Тяжелый махровый халат лежал на спинке стула — подарок мамы. Удивительно, что бы мама ему ни дарила, любая чепуховина рано или поздно оказывалась пренеобходимейшей вещью. Как он тогда отбивался от
Неверный огонек папиросы осветил на лице Тарутина слабую улыбку. Погасив окурок, он поднялся, набросил халат и прошлепал на кухню.
Куски мяса, залитые яйцом, целехонькие лежали на холодной сковороде. Банка маринованных огурцов. Бутылка венгерского вина. Так все и осталось расставленным на столе в ожидании гостьи. Досада за убитый вчерашний вечер вновь овладела Тарутиным. И вместе с тем он даже был доволен — в предвкушении того, что все еще впереди…
Раздался резкий звонок будильника. Черт, он забыл прижать кнопку! Тарутин бросился в комнату, роняя шлепанцы. Только представить, как его честит сосед за стеной — будильник Тарутина всегда поднимает соседа с постели на час раньше, а сегодня, в выходной день, вообще безобразие — в пять утра…
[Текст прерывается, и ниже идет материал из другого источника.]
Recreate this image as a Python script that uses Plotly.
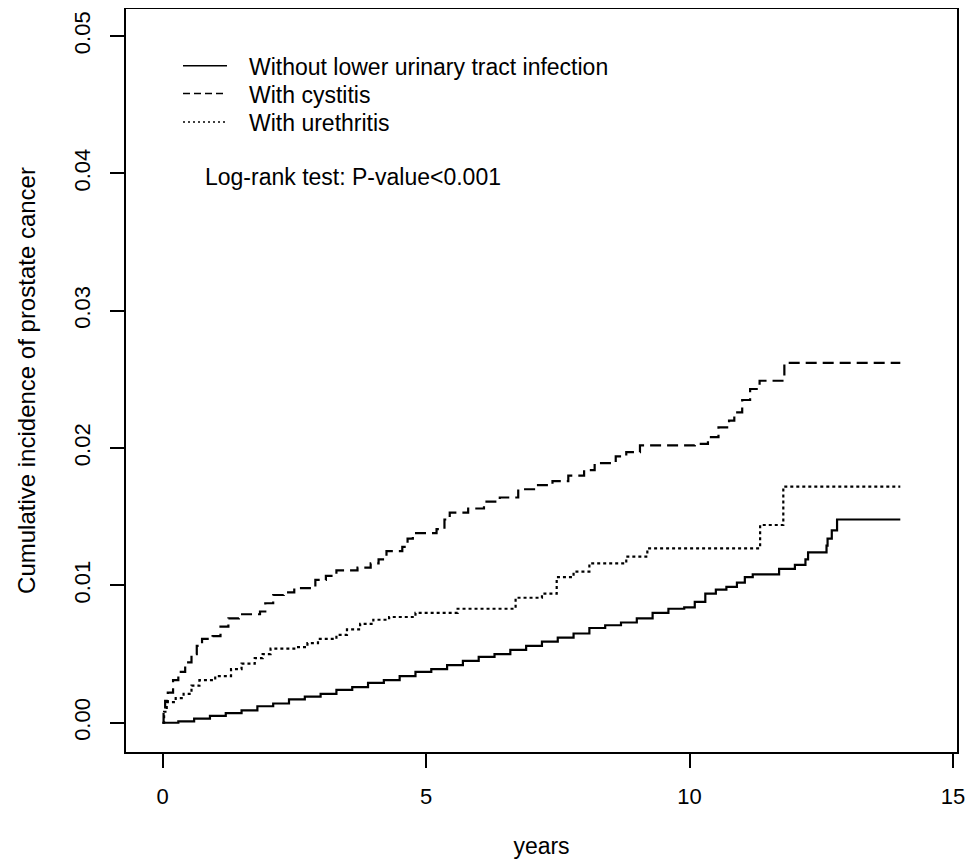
import plotly.graph_objects as go

# ---- data ----
series_names = ["Without lower urinary tract infection", "With cystitis", "With urethritis"]

t_none = [0, 0.3, 0.6, 0.9, 1.2, 1.5, 1.8, 2.1, 2.4, 2.7, 3.0, 3.3, 3.6, 3.9, 4.2, 4.5,
          4.8, 5.1, 5.4, 5.7, 6.0, 6.3, 6.6, 6.9, 7.2, 7.5, 7.8, 8.1, 8.4, 8.7, 9.0, 9.3,
          9.6, 9.9, 10.1, 10.3, 10.5, 10.7, 10.9, 11.05, 11.2, 11.7, 12.0, 12.2, 12.25,
          12.6, 12.62, 12.7, 12.8, 14.0]
v_none = [0, 0.0001, 0.0003, 0.0005, 0.0007, 0.0009, 0.0012, 0.0014, 0.0017, 0.0019,
          0.0021, 0.0024, 0.0026, 0.0029, 0.0031, 0.0034, 0.0037, 0.0039, 0.0042, 0.0045,
          0.0048, 0.0050, 0.0053, 0.0056, 0.0059, 0.0062, 0.0065, 0.0069, 0.0071, 0.0073,
          0.0076, 0.0080, 0.0083, 0.0084, 0.0088, 0.0094, 0.0097, 0.0099, 0.0102, 0.0106,
          0.0108, 0.0112, 0.0115, 0.0119, 0.0124, 0.0129, 0.0134, 0.0140, 0.0148, 0.0148]

t_cyst = [0, 0.02, 0.05, 0.1, 0.2, 0.3, 0.43, 0.55, 0.65, 0.75, 0.95, 1.1, 1.25, 1.45,
          1.85, 1.95, 2.1, 2.3, 2.5, 2.9, 3.1, 3.3, 3.7, 3.95, 4.1, 4.25, 4.55, 4.65, 4.75,
          5.2, 5.35, 5.45, 5.8, 6.1, 6.4, 6.75, 7.05, 7.4, 7.7, 8.0, 8.2, 8.6, 8.8, 9.06,
          10.1, 10.35, 10.55, 10.75, 10.85, 11.0, 11.15, 11.33, 11.8, 14.0]
v_cyst = [0, 0.0008, 0.0016, 0.0022, 0.0031, 0.0037, 0.0044, 0.0050, 0.0056, 0.0061,
          0.0063, 0.0070, 0.0076, 0.0079, 0.0081, 0.0087, 0.0093, 0.0095, 0.0098, 0.0104,
          0.0107, 0.0111, 0.0113, 0.0116, 0.0119, 0.0125, 0.0128, 0.0134, 0.0138, 0.0141,
          0.0148, 0.0153, 0.0156, 0.0161, 0.0164, 0.0170, 0.0173, 0.0176, 0.0180, 0.0184,
          0.0189, 0.0194, 0.0197, 0.0202, 0.0203, 0.0208, 0.0215, 0.0220, 0.0226, 0.0235,
          0.0243, 0.0249, 0.0262, 0.0262]

t_ureth = [0, 0.03, 0.08, 0.25, 0.4, 0.55, 0.7, 1.0, 1.3, 1.5, 1.75, 1.9, 2.05, 2.55,
           2.75, 2.95, 3.3, 3.5, 3.75, 4.0, 4.3, 4.8, 5.6, 6.7, 7.2, 7.48, 7.8, 8.1, 8.8,
           9.2, 11.34, 11.78, 14.0]
v_ureth = [0, 0.0008, 0.0015, 0.0018, 0.0021, 0.0027, 0.0031, 0.0034, 0.0039, 0.0043,
           0.0047, 0.0050, 0.0054, 0.0055, 0.0058, 0.0061, 0.0064, 0.0068, 0.0072, 0.0075,
           0.0077, 0.0080, 0.0083, 0.0091, 0.0094, 0.0106, 0.0110, 0.0116, 0.0121, 0.0127,
           0.0144, 0.0172, 0.0172]

x_ticks = [0, 5, 10, 15]
y_ticks = [0.00, 0.01, 0.02, 0.03, 0.04, 0.05]
y_tick_text = ["0.00", "0.01", "0.02", "0.03", "0.04", "0.05"]
annotation_text = "Log-rank test: P-value<0.001"

# ---- figure ----
FONT = "Liberation Sans, Arial, sans-serif"
OFF = 8                      # default page (body) margin of the html page
W, H = 979 - 2 * OFF, 867 - 2 * OFF
ML, MR, MT, MB = 118, 14, 1, 107
PW, PH = W - ML - MR, H - MT - MB

def px_x(p):                 # page pixel -> paper coordinate
    return (p - OFF - ML) / PW

def px_y(p):
    return (H - MB - (p - OFF)) / PH

styles = [
    dict(dash="solid", width=2.2),
    dict(dash="11px,6px", width=2.2),
    dict(dash="3px,3px", width=2.2),
]
legend_styles = [
    dict(dash="solid", width=1.4),
    dict(dash="7px,4px", width=1.4),
    dict(dash="2px,3px", width=1.4),
]

fig = go.Figure()
for name, xs, ys, st in zip(series_names, [t_none, t_cyst, t_ureth],
                            [v_none, v_cyst, v_ureth], styles):
    fig.add_trace(go.Scatter(
        x=xs, y=ys, mode="lines", name=name, line_shape="hv",
        line=dict(color="black", **st), showlegend=False,
    ))

# manual legend (R-style)
leg_line_y = [65.7, 93.5, 122]
shapes = []
annotations = []
for name, ly, st in zip(series_names, leg_line_y, legend_styles):
    shapes.append(dict(type="line", xref="paper", yref="paper",
                       x0=px_x(183), x1=px_x(227), y0=px_y(ly), y1=px_y(ly),
                       line=dict(color="black", **st)))
    annotations.append(dict(text=name, xref="paper", yref="paper",
                            x=px_x(247), y=px_y(ly + 1.5), xanchor="left", yanchor="middle",
                            showarrow=False, font=dict(size=23, color="black", family=FONT)))
annotations.append(dict(text=annotation_text, xref="paper", yref="paper",
                        x=px_x(203), y=px_y(177), xanchor="left", yanchor="middle",
                        showarrow=False, font=dict(size=23, color="black", family=FONT)))

fig.update_layout(
    width=W, height=H,
    margin=dict(l=ML, r=MR, t=MT, b=MB),
    paper_bgcolor="white", plot_bgcolor="white",
    font=dict(family=FONT, size=22, color="black"),
    shapes=shapes, annotations=annotations,
    showlegend=False,
)
fig.update_xaxes(
    range=[-0.693, 15.076], tickvals=x_ticks, ticktext=[str(v) for v in x_ticks],
    showgrid=False, zeroline=False, showline=True, mirror=True,
    linecolor="black", linewidth=1.5, ticks="outside", ticklen=14, tickwidth=1.5,
    tickcolor="black", ticklabelstandoff=10,
    title=dict(text="years", font=dict(size=23), standoff=56),
    automargin=False,
)
fig.update_yaxes(
    range=[-0.00213, 0.05197], tickvals=y_ticks, ticktext=y_tick_text, tickangle=-90,
    showgrid=False, zeroline=False, showline=True, mirror=True,
    linecolor="black", linewidth=1.5, ticks="outside", ticklen=14, tickwidth=1.5,
    tickcolor="black", ticklabelstandoff=11,
    title=dict(text="Cumulative incidence of prostate cancer", font=dict(size=24), standoff=28),
    automargin=False,
)

fig.write_html("out.html")
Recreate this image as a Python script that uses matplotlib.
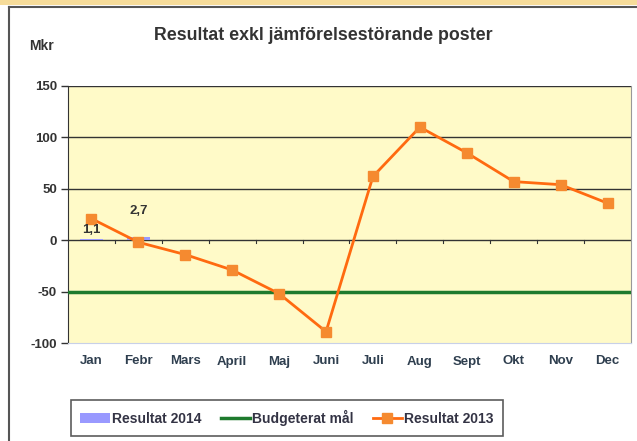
import matplotlib
matplotlib.use("Agg")
from matplotlib import pyplot as plt
from matplotlib.patches import Rectangle
from matplotlib.lines import Line2D

plt.rcParams['font.family'] = ['Liberation Sans', 'DejaVu Sans']
plt.rcParams['axes.unicode_minus'] = False

months = ["Jan", "Febr", "Mars", "April", "Maj", "Juni", "Juli", "Aug", "Sept", "Okt", "Nov", "Dec"]
res2013 = [21, -2, -14, -29, -52, -89, 62, 110, 85, 57, 54, 36]
res2014 = [1.1, 2.7]
res2014_labels = ["1,1", "2,7"]
budget = -50

fig = plt.figure(figsize=(6.37, 4.41), dpi=100)
fig.patch.set_facecolor("white")

# outer frame + top strip
fig.add_artist(Rectangle((0, 1 - 5 / 441), 1, 5 / 441, transform=fig.transFigure,
                         facecolor="#F6DC9A", edgecolor="none"))
fig.add_artist(Line2D([9 / 637, 9 / 637], [0, 1 - 7 / 441], transform=fig.transFigure,
                      color="#555555", lw=1.5))
fig.add_artist(Line2D([9 / 637, 1], [1 - 7 / 441, 1 - 7 / 441], transform=fig.transFigure,
                      color="#555555", lw=1.5))

ax = fig.add_axes([68 / 637, 1 - 343 / 441, 563 / 637, 257 / 441])
ax.set_facecolor("#FFFAC8")
x = list(range(len(months)))

for yv in [0, 50, 100, 150]:
    ax.axhline(yv, color="#333333", lw=1, zorder=1)

h1 = ax.bar(x[:len(res2014)], res2014, width=0.5, color="#9999FF", zorder=2, label="Resultat 2014")
h2 = ax.axhline(budget, color="#1E7A2E", lw=2.5, zorder=3, label="Budgeterat mål")
h3, = ax.plot(x, res2013, color="#FF6A10", lw=2, marker="s", markersize=7,
              markerfacecolor="#F58A30", markeredgecolor="#F58A30", zorder=4, label="Resultat 2013")

offsets = [9, 26]
for i, (v, lab) in enumerate(zip(res2014, res2014_labels)):
    ax.annotate(lab, (x[i], v), xytext=(0, offsets[i]), textcoords="offset pixels",
                ha="center", va="center", fontsize=9.5, fontweight="bold", color="#333333", zorder=5)

# category tick marks on the zero line
for b in [i + 0.5 for i in range(len(months) - 1)]:
    ax.plot([b, b], [0, -3], color="#333333", lw=0.8, zorder=1)

ax.set_xlim(-0.5, 11.5)
ax.set_ylim(-100, 150)
ax.set_yticks([-100, -50, 0, 50, 100, 150])
ax.set_xticks(x)
ax.set_xticklabels(months)
ax.tick_params(axis="x", length=0, pad=9, labelsize=9.5, labelcolor="#2F3F4F")
ax.tick_params(axis="y", length=5, width=1, color="#333333", labelsize=9.5, labelcolor="#333333", pad=3)
for lab in ax.get_xticklabels() + ax.get_yticklabels():
    lab.set_fontweight("bold")

ax.spines["left"].set_color("#333333")
ax.spines["right"].set_color("#999999")
ax.spines["top"].set_visible(False)
ax.spines["bottom"].set_color("#C8D0E8")

fig.text(323 / 637, 1 - 35 / 441, "Resultat exkl jämförelsestörande poster", ha="center", va="center",
         fontsize=12.8, fontweight="bold", color="#333333")
fig.text(41 / 637, 1 - 46 / 441, "Mkr", ha="center", va="center", fontsize=10, fontweight="bold",
         color="#333333")

leg = fig.legend([h1, h2, h3], ["Resultat 2014", "Budgeterat mål", "Resultat 2013"],
                 loc="center", bbox_to_anchor=(287 / 637, 1 - 418 / 441), ncol=3, fontsize=10,
                 frameon=True, fancybox=False, edgecolor="#333333", handlelength=2.1,
                 handletextpad=0.15, columnspacing=1.4, borderpad=0.7, borderaxespad=0)
leg.get_frame().set_linewidth(1.2)
for t in leg.get_texts():
    t.set_fontweight("bold")
    t.set_color("#333344")

plt.savefig("out.png", dpi=100)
Справившись с будильником, Тарутин сел в кресло, придвинул телефон. Казалось, из дырочек диска, словно из иллюминаторов, поглядывают на него лукавые Викины глаза… Что с ним? Неужели он ревнует? Мало ли куда она могла вчера пойти. И задержаться. Даже переночевать. Она взрослый человек и ни перед кем не обязана отчитываться. И вообще — неужели ему не справиться с обыкновенным любопытством, да-да, с обыкновенным любопытством, ибо никаких обязательств он не давал Вике и, честно говоря, вел себя по отношению к ней не слишком внимательно. Они не только не виделись после той ночи, но даже и не перезванивались… Ах, при чем тут Мусатов, если честно?! И занятостью тоже оправдать нельзя… Поначалу из какого-то окаянства ему хотелось, чтобы Вика первой позвонила. Потом молчание Вики стало вызывать в нем досаду. Он понимал: его поведение нелогично, мальчишество… Вечерами дома он терзался, глядя на телефон. Несколько раз набирал номер и вешал трубку, пугаясь предстоящего объяснения своего затянувшегося молчания, и тем самым еще больше растягивал эту томительную многодневную паузу… Воистину труднее хранить верность той женщине, которая дарит тебе свое внимание, нежели той, которая приносит мучение. Почему так? Необъяснимо… Может быть, Вика это поняла и решила проучить его?